You used to see them on the TV cop show dramas. The bad guy takes off in his car with the police behind him in hot pursuit. The cars drive at high speeds through the city streets, barely missing pedestrians and sideswiping parked cars until the one being pursued crashes and is caught by the police.

Today you can see real life versions on You Tube videos. Exciting and dramatic video footage of cops on the trail of a speeding and reckless vehicle. The dangerous chase goes on, often, until it ends in a spectacular crash.

Two police pursuits involving speeds of more than 100 miles per hour happened in West Virginia this week, one in Huntington on Saturday and one in the early hours of Monday that started in Hurricane and ended in St. Albans. Fortunately, no one was hurt and property damage was minimal in these chases, but that’s not always the case.

In Martinsburg in 1996, a 21-year-old nursing student returning home from working late at WalMart died when a driver traveling more than 100 miles per hour in pursuit by the State Police slammed into her car head on.

In Charleston in 2005, a truck driven by a 69-year old woman was struck and the driver killed by a speeding Charleston police cruiser driven by officer Brandon Tagayun, who, with no headlights and no siren, was pursuing a suspect.

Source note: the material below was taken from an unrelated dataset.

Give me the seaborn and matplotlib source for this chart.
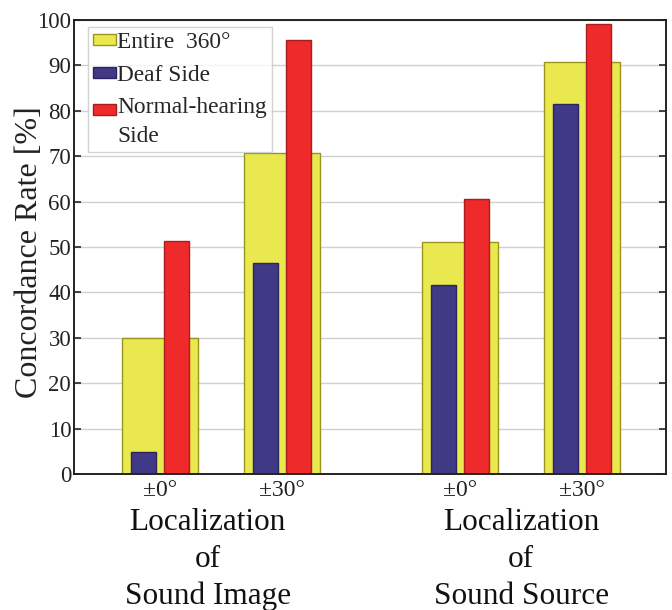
import numpy as np
import pandas as pd
import matplotlib
matplotlib.use("Agg")
import matplotlib.pyplot as plt
import seaborn as sns
from matplotlib.patches import Patch, Rectangle
from matplotlib.legend_handler import HandlerPatch

# data
conditions = ["±0°", "±30°", "±0°", "±30°"]
entire_360 = [30.0, 70.7, 51.1, 90.7]
deaf_side = [4.8, 46.5, 41.6, 81.5]
normal_side = [51.3, 95.6, 60.6, 99.1]
group_names = ["Localization\nof\nSound Image", "Localization\nof\nSound Source"]

# layout (not data)
positions = [1.0, 2.0, 3.46, 4.46]
group_centers = [1.39, 3.96]

sns.set_style("white")
plt.rcParams["font.family"] = ["Liberation Serif", "DejaVu Serif"]

yellow, yellow_edge = "#E9E84E", "#9A9420"
blue, blue_edge = "#403985", "#2A2560"
red, red_edge = "#EE2A2A", "#A81E1E"

fig = plt.figure(figsize=(6.72, 6.10), dpi=100)
ax = fig.add_axes([74 / 672, 1 - 474 / 610, (666 - 74) / 672, (474 - 20) / 610])

df_all = pd.DataFrame({"pos": positions, "rate": entire_360})
sns.barplot(data=df_all, x="pos", y="rate", native_scale=True, width=0.62,
            color=yellow, edgecolor=yellow_edge, linewidth=1.0, saturation=1, ax=ax)

df_side = pd.DataFrame({
    "pos": positions * 2,
    "rate": deaf_side + normal_side,
    "side": ["Deaf Side"] * 4 + ["Normal-hearing Side"] * 4,
})
sns.barplot(data=df_side, x="pos", y="rate", hue="side", native_scale=True,
            palette=[blue, red], width=0.53, gap=0.23, dodge=True,
            saturation=1, linewidth=1.0, legend=False, ax=ax)
# darker outlines for the side bars
for p in ax.patches[4:]:
    fc = p.get_facecolor()
    p.set_edgecolor(blue_edge if fc[2] > fc[0] else red_edge)

ax.set_xlim(0.295, 5.148)
ax.set_ylim(0, 100)
ax.set_yticks(np.arange(0, 101, 10))
ax.set_xticks(positions)
ax.set_xticklabels(conditions, fontsize=17, color="#222222")
ax.tick_params(axis="x", length=0, pad=4)
ax.tick_params(axis="y", direction="in", length=5, width=1.2, pad=2,
               labelsize=16.5, labelcolor="#222222", right=True, left=True)
ax.yaxis.grid(True, color="#D0D0D0", linewidth=1.0)
ax.set_axisbelow(True)
ax.set_xlabel("")
ax.set_ylabel("Concordance Rate [%]", fontsize=23, color="#222222", labelpad=1)
ax.yaxis.set_label_coords(-0.05, 0.488)
for s in ax.spines.values():
    s.set_color("#222222")
    s.set_linewidth(1.4)

# group labels under the axis
for gx, name in zip(group_centers, group_names):
    for i, line in enumerate(name.split("\n")):
        ax.text(gx, -10.6 - i * 8.2, line, fontsize=22.5, ha="center", va="center",
                color="#111111", transform=ax.transData, clip_on=False)


# the two-line legend entry keeps its swatch beside the first line
def raised_box(legend, orig_handle, xdescent, ydescent, width, height, fontsize):
    return Rectangle((-xdescent, -ydescent + 0.52 * fontsize), width, height)


handles = [
    Patch(facecolor=yellow, edgecolor=yellow_edge, label="Entire  360°"),
    Patch(facecolor=blue, edgecolor=blue_edge, label="Deaf Side"),
    Patch(facecolor=red, edgecolor=red_edge, label="Normal-hearing\nSide"),
]
leg = ax.legend(handles=handles, loc="upper left", bbox_to_anchor=(0.023, 0.985),
                fontsize=16.8, frameon=True, fancybox=False, edgecolor="#C8C8C8",
                handlelength=1.0, handleheight=0.35, handletextpad=0.05,
                labelspacing=0.5, borderpad=0.22, borderaxespad=0.0,
                handler_map={handles[2]: HandlerPatch(patch_func=raised_box)})
for t in leg.get_texts():
    t.set_linespacing(1.5)
leg.get_frame().set_linewidth(1.0)

fig.savefig("out.png", dpi=100)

There are many more such stories based on high-speed pursuits in West Virginia and across the country.

USAToday reported in 2010 that about 35 to 40 percent of police chases end in crashes, killing 360 people each year. While most of the deaths involve the fleeing driver, innocent people and even police become the victims at times.

To be sure, the fleeing drivers create the first risk by fleeing from police. They are usually caught, and punished according to the law. For instance, the driver who caused the 1996 Martinsburg crash was convicted of DUI and sentenced to 1 to 10 years in prison. Presumably, he’s out now. The nursing student, however, is still dead.

Following the natural human impulse to “go get ‘em” is not appropriate when innocent lives are at stake, particularly when the offender can be located later based on the license plate registration.

Recent high speed pursuits show that many West Virginia law enforcement organizations still need to adopt strict policies to guide officers in the very rare instances when it would be acceptable to give chase.

Pursuing a drunken driver or other offender at high speed is not worth the risk to innocent people who may be on the road, like young nursing students and little old ladies.